Около того же времени я наткнулся на гадюку, гуляя с няней в саду. «Гляди, Лева, – сказала няня, показывая что-то блестящее в траве, – табачница зарыта в земле». Няня взяла палочку и стала раскапывать. Самой няне вряд ли было больше шестнадцати лет. Табачница развернулась, вытянулась в змею и с шипением поползла по траве. «Ай! ай!» – вскричала няня и, схватив меня за руку, быстро побежала прочь. Мне было трудно переставлять быстро ноги. Захлебываясь, я рассказывал потом, как мы думали, что нашли в траве табачницу, а оказалась гадюка.

Вспоминается еще ранняя сцена на «белой» кухне. Ни отца, ни матери дома нет. В кухне, кроме прислуги и кухарки, их гости. Старший брат, Александр, приехавший на каникулы, вертится тут же. Он становится обеими ногами на деревянную лопату, как на ходули, и долго пляшет на ней по земляному полу кухни. Я прошу брата уступить мне лопату, делаю попытку взобраться на нее, падаю и плачу. Брат поднимает меня, целует и на руках уносит из кухни.

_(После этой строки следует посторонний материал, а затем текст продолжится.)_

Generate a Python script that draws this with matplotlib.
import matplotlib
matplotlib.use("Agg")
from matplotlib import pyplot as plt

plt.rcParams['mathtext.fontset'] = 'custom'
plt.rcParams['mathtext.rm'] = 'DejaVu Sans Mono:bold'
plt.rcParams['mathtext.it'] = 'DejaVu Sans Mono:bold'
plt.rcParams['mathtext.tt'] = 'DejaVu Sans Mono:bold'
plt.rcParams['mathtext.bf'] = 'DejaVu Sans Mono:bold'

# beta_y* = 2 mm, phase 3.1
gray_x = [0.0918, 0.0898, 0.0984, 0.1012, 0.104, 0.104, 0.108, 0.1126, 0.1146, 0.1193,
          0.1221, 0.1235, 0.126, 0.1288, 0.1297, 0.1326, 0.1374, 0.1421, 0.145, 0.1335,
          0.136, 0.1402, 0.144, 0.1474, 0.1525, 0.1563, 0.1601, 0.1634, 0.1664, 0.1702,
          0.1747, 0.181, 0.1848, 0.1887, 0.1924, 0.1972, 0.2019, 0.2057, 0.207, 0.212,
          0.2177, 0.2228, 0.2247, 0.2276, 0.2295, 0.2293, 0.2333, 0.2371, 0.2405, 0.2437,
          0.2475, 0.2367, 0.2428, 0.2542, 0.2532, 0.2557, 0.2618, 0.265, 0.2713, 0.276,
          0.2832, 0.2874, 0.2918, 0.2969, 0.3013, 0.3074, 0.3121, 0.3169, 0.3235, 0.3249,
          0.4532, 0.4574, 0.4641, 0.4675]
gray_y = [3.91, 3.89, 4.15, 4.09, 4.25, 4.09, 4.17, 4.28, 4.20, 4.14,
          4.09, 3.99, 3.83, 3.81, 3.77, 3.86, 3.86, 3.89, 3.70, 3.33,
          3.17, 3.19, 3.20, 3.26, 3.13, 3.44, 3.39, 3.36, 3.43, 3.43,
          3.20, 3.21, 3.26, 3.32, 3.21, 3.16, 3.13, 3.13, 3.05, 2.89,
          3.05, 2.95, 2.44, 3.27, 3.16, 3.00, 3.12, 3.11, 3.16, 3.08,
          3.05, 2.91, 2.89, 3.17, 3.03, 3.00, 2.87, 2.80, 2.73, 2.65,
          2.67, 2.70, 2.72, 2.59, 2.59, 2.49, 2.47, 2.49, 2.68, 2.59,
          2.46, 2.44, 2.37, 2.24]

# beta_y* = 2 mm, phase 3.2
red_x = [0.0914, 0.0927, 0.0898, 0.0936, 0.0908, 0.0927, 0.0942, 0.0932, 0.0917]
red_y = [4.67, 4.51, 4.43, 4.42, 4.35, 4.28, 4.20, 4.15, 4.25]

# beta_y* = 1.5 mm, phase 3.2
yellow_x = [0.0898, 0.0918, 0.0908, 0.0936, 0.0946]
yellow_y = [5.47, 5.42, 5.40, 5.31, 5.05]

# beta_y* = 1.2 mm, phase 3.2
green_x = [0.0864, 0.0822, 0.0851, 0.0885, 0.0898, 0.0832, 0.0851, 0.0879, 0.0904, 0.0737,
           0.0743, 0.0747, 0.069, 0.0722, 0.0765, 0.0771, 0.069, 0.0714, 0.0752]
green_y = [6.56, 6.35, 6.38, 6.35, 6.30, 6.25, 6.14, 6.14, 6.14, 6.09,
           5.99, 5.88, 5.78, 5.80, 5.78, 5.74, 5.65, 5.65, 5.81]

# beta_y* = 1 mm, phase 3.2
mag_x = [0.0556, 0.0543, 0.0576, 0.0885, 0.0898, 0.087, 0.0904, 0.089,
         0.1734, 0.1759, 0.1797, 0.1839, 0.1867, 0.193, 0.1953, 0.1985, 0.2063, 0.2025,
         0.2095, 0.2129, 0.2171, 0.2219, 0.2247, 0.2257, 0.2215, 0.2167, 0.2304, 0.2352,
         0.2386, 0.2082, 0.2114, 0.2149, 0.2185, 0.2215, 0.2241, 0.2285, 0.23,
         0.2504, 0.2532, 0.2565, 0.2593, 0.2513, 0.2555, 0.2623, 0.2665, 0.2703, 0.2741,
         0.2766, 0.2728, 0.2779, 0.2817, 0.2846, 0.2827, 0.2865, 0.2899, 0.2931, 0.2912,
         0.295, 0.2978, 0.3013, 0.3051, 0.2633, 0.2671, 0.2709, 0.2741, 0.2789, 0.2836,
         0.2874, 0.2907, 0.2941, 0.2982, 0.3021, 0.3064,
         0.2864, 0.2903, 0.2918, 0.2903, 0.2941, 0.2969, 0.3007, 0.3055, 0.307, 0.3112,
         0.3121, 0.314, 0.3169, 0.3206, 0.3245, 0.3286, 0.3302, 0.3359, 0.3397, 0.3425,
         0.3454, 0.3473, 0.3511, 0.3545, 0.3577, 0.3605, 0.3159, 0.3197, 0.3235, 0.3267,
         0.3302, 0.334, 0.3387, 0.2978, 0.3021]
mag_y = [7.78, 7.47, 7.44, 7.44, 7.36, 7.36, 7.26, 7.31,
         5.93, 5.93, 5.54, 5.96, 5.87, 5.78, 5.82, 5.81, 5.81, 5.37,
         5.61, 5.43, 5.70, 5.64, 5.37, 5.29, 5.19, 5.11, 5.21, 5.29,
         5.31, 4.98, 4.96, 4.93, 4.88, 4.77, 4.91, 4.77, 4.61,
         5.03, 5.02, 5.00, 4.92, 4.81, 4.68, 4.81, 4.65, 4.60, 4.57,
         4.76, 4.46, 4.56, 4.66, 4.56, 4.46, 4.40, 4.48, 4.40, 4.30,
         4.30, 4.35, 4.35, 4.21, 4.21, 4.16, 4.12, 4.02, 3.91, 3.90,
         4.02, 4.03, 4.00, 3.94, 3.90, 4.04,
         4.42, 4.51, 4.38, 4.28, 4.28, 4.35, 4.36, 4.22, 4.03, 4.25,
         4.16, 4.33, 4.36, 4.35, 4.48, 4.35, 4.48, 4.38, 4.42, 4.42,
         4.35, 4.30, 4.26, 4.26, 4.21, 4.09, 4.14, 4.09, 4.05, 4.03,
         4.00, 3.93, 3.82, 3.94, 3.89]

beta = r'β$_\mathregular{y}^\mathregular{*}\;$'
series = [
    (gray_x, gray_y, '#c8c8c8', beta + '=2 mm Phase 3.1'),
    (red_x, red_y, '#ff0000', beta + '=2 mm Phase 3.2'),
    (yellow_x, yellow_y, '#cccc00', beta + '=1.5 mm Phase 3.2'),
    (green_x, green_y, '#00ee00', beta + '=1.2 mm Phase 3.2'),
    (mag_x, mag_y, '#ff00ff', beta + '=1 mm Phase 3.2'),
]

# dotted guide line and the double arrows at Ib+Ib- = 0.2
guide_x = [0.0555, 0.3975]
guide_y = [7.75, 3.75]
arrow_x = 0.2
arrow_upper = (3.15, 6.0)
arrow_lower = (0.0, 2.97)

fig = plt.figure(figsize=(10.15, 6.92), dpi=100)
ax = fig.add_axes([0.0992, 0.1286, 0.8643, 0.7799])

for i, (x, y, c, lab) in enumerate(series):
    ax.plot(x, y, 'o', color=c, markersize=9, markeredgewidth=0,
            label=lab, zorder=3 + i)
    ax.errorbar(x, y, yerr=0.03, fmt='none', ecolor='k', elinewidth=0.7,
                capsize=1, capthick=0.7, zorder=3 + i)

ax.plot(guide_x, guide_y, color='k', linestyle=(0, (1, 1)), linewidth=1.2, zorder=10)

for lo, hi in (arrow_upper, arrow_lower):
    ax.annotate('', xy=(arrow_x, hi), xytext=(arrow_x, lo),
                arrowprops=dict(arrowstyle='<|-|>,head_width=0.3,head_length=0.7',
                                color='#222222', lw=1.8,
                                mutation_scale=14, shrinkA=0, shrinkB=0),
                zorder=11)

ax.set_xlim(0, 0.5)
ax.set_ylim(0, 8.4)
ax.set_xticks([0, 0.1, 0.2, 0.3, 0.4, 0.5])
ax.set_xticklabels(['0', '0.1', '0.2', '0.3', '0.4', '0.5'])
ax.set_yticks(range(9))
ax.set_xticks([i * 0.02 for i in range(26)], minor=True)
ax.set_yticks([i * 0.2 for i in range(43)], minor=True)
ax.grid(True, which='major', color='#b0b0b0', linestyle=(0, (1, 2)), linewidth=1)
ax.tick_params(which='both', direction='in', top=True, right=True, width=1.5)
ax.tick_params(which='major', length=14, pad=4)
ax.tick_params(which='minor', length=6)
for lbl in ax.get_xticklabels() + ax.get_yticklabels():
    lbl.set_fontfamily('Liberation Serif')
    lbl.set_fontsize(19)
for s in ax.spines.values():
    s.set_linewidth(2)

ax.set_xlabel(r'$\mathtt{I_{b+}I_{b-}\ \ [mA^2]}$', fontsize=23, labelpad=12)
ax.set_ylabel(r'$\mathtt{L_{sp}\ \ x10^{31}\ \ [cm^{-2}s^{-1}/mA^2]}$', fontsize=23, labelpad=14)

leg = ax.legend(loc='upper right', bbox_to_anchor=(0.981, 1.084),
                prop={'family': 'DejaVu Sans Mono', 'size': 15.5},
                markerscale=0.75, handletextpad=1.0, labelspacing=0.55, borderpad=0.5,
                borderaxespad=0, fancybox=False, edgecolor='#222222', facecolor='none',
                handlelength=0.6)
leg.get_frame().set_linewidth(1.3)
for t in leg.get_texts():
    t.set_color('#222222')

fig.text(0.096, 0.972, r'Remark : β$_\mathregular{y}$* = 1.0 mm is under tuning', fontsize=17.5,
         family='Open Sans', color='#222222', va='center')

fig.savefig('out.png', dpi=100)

Мне, должно быть, было уже года четыре, когда ктото посадил меня на большую серую кобылу, смирную, как овца, без седла и без уздечки, только с веревочным недоуздком. Широко раскорячив ноги, я обеими руками держался за гриву. Кобыла тихо подвезла меня к грушевому дереву и прошла под веткой, которая пришлась мне по животу. Не понимая, что это значит, я съезжал по крупу вниз, пока не шлепнулся в траву. Больно не было, но было непостижимо.

Покупных игрушек я в детстве почти не имел. Раз только из Харькова мать привезла мне бумажную лошадку и мяч. С младшей сестрой я играл в самодельные куклы. Однажды тетя Феня и тетя Раиса, сестры отца, сделали нам несколько кукол из тряпочек, и тетя Феня навела карандашом глаза, рот и нос. Куклы казались необыкновенными, я помню их и сейчас. В один из зимних вечеров Иван Васильевич, наш машинист, вырезал и склеил из картона вагон с окнами и на колесах. Старший брат, приехавший на Рождество, сразу заявил, что сделать такой вагон можно в два счета. Он начал с того, что расклеил мой вагон, вооружился линейкой, карандашом и ножницами, долго чертил, а когда по чертежу отрезал, то вагон у него не сошелся.

Отъезжавшие в город родственники и знакомые не раз спрашивали меня: чего тебе привезти из Елизаветграда или Николаева? У меня разгорались глаза. Чего бы попросить? Мне приходили на помощь. Кто предлагал лошадку, кто книжки, кто цветные карандаши, а кто коньки. "Коньки «полугалифакс», – говорю я, так как слышал это название от брата. Те, что обещали, забывали о своем обещании, едва переступив порог. А я несколько недель жил надеждой, а потом долго томился разочарованием.

В палисаднике на подсолнух села пчела. Так как пчелы кусаются и нужна осторожность, то я срываю лист лопуха и через этот лист схватываю пчелу двумя пальцами. Меня пронизывает неожиданная и невыносимая боль. С воплем я бегу через двор в мастерскую, к Ивану Васильевичу. Он вынимает жало и смазывает палец спасительной жидкостью.

У Ивана Васильевича была банка, в которой тарантулы плавали в подсолнечном масле. Считалось, что это самое надежное средство от укусов. Тарантулов я ловил вместе с Витей Гертопановым. Для этой цели на нитке укреплялся кусочек воска и спускался в норку. Тарантул вцепляется в воск всеми лапами и влипает. Дальше остается только захватить его в пустую спичечную коробку. Впрочем, охота на тарантулов относится, должно быть, к более позднему времени.